Dozen’t Know When To Stop

| Working | December 25, 2012

(I work in a law firm for an attorney. There is another attorney who shares the same unit, but has his own practice. The other attorney also has a ruthless sweet tooth. Since it’s nearing the holiday party, I will hide anything sweet when I bring it into the office.)

Attorney: “Are those donuts?”

(He’s somehow spotted the donuts in their nondescript packaging in an obscure corner of my desk buried under files.)

Me: “Yes.”

Attorney: “…Uh, can I have one?”

Me: “Sure.”

(Five minutes later, he comes back to my desk.)

Attorney: “So, do you have any donuts left?”

Me: “Yes.”

Attorney: “…Uhh, can I have one?”

(Two hours later, he returns again.)

Attorney: “So, any donuts left?”

Me: “Yes.”

Attorney: “…Can I have one?”

Me: *sighs* “Just take the rest.”

Attorney: “Are you sure?”

Me: “Yes. It’s fine.”

(He starts to walk off with the donuts, but stops and looks back at me.)

Attorney: “I work out!”

The Great State Of Confusion, Part 4

| Right | October 20, 2012

(We provide a legal advice service, but we do not take calls about criminal matters.)

Client: “Yes, hello. I live in Mississippi, and I’m calling because my husband got arrested and I—”

Me: “Ma’am, I am very sorry to cut you off, but I do need to let you know we do not provide advice for criminal matters.”

Client: “Oh. Um, can you tell me someone who might?”

Me: “I do not have any numbers to give you, but you’ll want to contact a criminal attorney in your state.”

Client: “Can you give me a number for that?”

Me: “I’m sorry, our office is in Maryland. I do not have any numbers for your area.”

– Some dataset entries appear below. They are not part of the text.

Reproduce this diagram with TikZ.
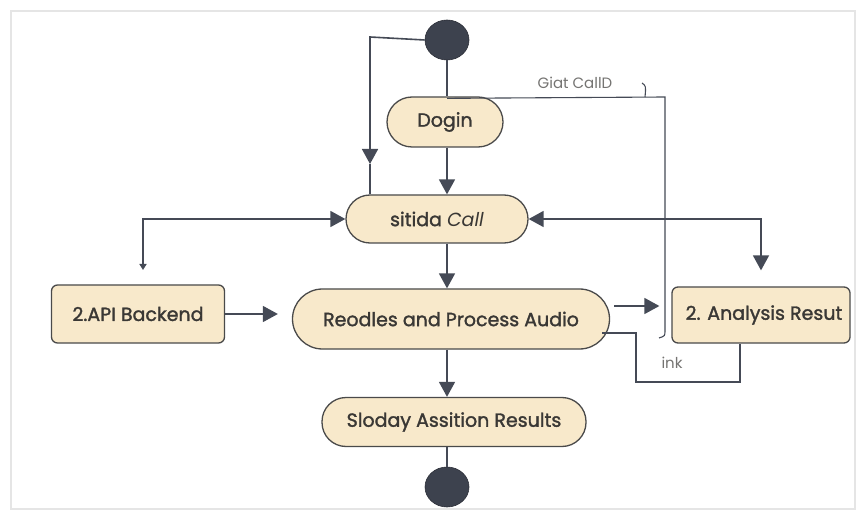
\documentclass[tikz,border=0pt]{standalone}
\usepackage{fontspec}
\setmainfont{Poppins}[AutoFakeBold=1.6]
\usetikzlibrary{arrows.meta,shapes.geometric,calc}
\definecolor{cream}{HTML}{F8E9CB}
\definecolor{edge}{HTML}{4A4A4A}
\definecolor{ink}{HTML}{454A56}
\definecolor{txt}{HTML}{3A3835}
\definecolor{dot}{HTML}{3D424E}
\begin{document}
\begin{tikzpicture}[x=1pt,y=-1pt,
  every node/.style={font=\fontsize{19}{22}\selectfont\bfseries\color{txt}},
  stadium/.style={draw=edge,line width=1.3pt,fill=cream,rounded corners=24pt,
    inner sep=0pt,minimum height=48pt},
  actbox/.style={draw=edge,line width=1.3pt,fill=cream,rounded corners=6pt,
    inner sep=0pt,minimum height=56pt},
  terminal/.style={ellipse,fill=dot,draw=dot!70!black,line width=0.6pt,
    minimum width=44pt,minimum height=40pt,inner sep=0pt},
  flow/.style={draw=ink,line width=1.6pt,-{Triangle[width=16pt,length=15pt]}},
  plain/.style={draw=ink,line width=1.6pt},
  thin/.style={draw=ink,line width=1.1pt},
  note/.style={font=\fontsize{15}{17}\selectfont\color{txt!70}}]
  % canvas and faint frame
  \useasboundingbox (0,0) rectangle (861,518);
  \fill[white] (0,0) rectangle (861,518);
  \draw[black!10,line width=2.5pt] (11,11) rectangle (855,509);

  % activity nodes
  \node[terminal] (start) at (447,40) {};
  \node[stadium,minimum width=116pt,minimum height=50pt,rounded corners=25pt] (dogin) at (445,122) {Dogin};
  \node[stadium,minimum width=182pt] (call) at (437,219) {sitida \textit{Call}};
  \node[actbox,minimum width=173pt,minimum height=58pt] (api) at (138,314) {2.API Backend};
  \node[stadium,minimum width=317pt,minimum height=60pt,rounded corners=30pt] (reod) at (451,319) {Reodles and Process Audio};
  \node[actbox,minimum width=178pt] (anal) at (761,315) {\hspace{6pt}2. Analysis Resut};
  \node[stadium,minimum width=264pt,minimum height=49pt] (slod) at (454,422) {Sloday Assition Results};
  \node[terminal] (end) at (447,487) {};

  % helper points
  \coordinate (spine) at (447,0);
  \coordinate (lt) at (370,37);
  \coordinate (lmid) at (370,164);
  \coordinate (apitop) at (143,270);
  \coordinate (rtop) at (665,97);
  \coordinate (rlow) at (665,330);
  \coordinate (loopa) at (636,333);
  \coordinate (loopb) at (636,382);
  \coordinate (loopc) at (740,382);

  % main spine
  \draw[plain] (start) -- (start |- dogin.north);
  \draw[flow] (dogin.south -| spine) -- (call.north -| spine);
  \draw[flow] (call.south -| spine) -- (reod.north -| spine);
  \draw[flow] (reod.south -| spine) -- (slod.north -| spine);
  \draw[plain] (slod.south -| spine) -- (end);

  % branch from the start node down to the call
  \draw[flow] (start.west) -- (lt) -- (lmid);
  \draw[plain] (lmid) -- (call.north -| lmid);

  % backend link
  \draw[draw=ink,line width=1.6pt,
    {Triangle[width=7pt,length=6pt]}-{Triangle[width=16pt,length=15pt]}]
    (apitop) |- (call.west);
  \draw[flow,shorten >=14pt] (api) -- (api.east -| reod.west);

  % analysis link
  \draw[draw=ink,line width=1.6pt,
    {Triangle[width=16pt,length=15pt]}-{Triangle[width=16pt,length=15pt]},
    shorten >=16pt] (call.east) -| (anal.north);
  \draw[flow] ($(reod.east)+(4,-13)$) -- ($(anal.west)+(-12,-9)$);

  % return line from the login
  \draw[thin] (dogin.north) ++(2,2) -- (rtop) -- (rlow)
    .. controls (665,336) .. (659,338);
  \node[note,anchor=south] (giat) at (575,92) {Giat CallD};
  \draw[thin] (642,83) .. controls (646,86) .. (645,97);

  % ink loop under the analysis result
  \draw[thin] ($(reod.east)+(-8,14)$) -- (loopa) -- (loopb) -- (loopc) -- (loopc |- anal.south);
  \node[note] (inklbl) at (672,363) {ink};
\end{tikzpicture}
\end{document}
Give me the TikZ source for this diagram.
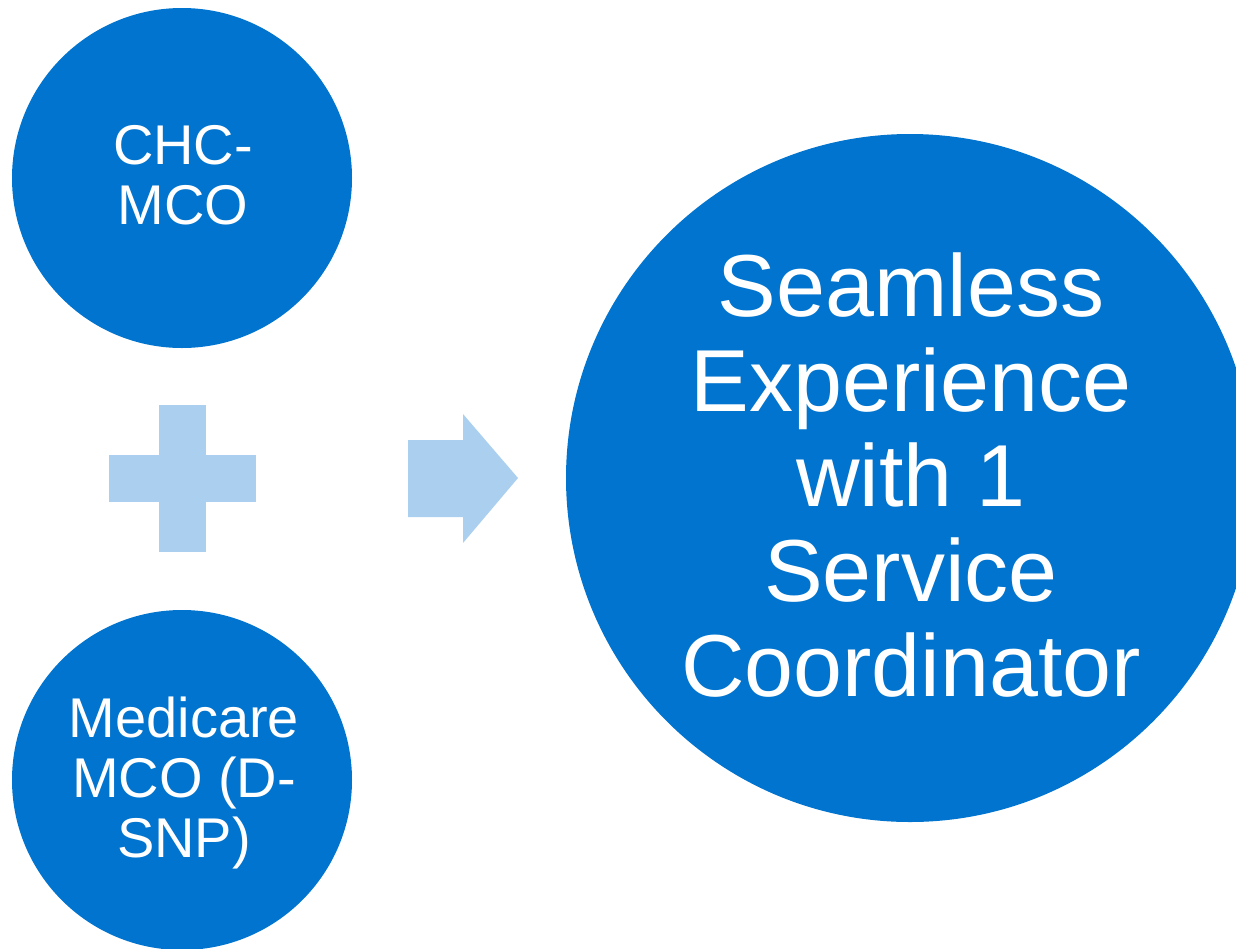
\documentclass[tikz,border=0pt]{standalone}
\usepackage{fontspec}
\setmainfont{Liberation Sans}
\definecolor{ballblue}{HTML}{0074CE}
\definecolor{paleblue}{HTML}{ABD0EF}
\tikzset{
  ball/.style={circle, fill=ballblue, draw=none, inner sep=0pt},
  smalltext/.style={text=white, align=center, inner sep=0pt, anchor=north,
    font=\fontsize{56}{60}\selectfont},
  bigtext/.style={text=white, align=center, inner sep=0pt, anchor=north,
    font=\fontsize{88}{95}\selectfont},
  pale/.style={fill=paleblue, draw=none}
}
\begin{document}
\begin{tikzpicture}[x=1pt, y=-1pt]
  \useasboundingbox (0,0) rectangle (1236,948);
  \clip (0,0) rectangle (1236,948);
  % the two plans and the combined result
  \node[ball, minimum size=340pt] (chc) at (182,178) {};
  \node[ball, minimum size=340pt] (dsnp) at (182,780) {};
  \node[ball, minimum size=688pt] (result) at (910,478) {};
  % labels
  \node[smalltext] (chclabel) at (183,125) {CHC-\\MCO};
  \node[smalltext] (dsnplabel) at (184,697) {Medicare\\MCO (D-\\SNP)};
  \node[bigtext] (resultlabel) at (911,253) {Seamless\\Experience\\with 1\\Service\\Coordinator};
  % plus sign
  \path[pale] (159,405) rectangle (206,552);
  \path[pale] (109,455) rectangle (256,502);
  % block arrow
  \path[pale] (408,440) -- (463,440) -- (463,414) -- (518,478)
    -- (463,543) -- (463,517) -- (408,517) -- cycle;
\end{tikzpicture}
\end{document}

Client: “Well, I’m in Mississippi, but he was in Georgia. Can you give me a number for a lawyer?”

Me: “Again, I’m sorry, but we’re in Maryland. I do not have any numbers for down that way.”

Client: “Can’t you just look in the phone book and give me the number for the police department?”

Me: “No, ma’am. We’re in Maryland. I do not have a Georgia phone book.”

Client: “What about the number for information?”

Me: “I do not have that.”

Client: “You don’t have the information number for your state?”

Me: *speaking a little more obviously* “No. That is not our state, ma’am.”

Client: “Well what state are you in?”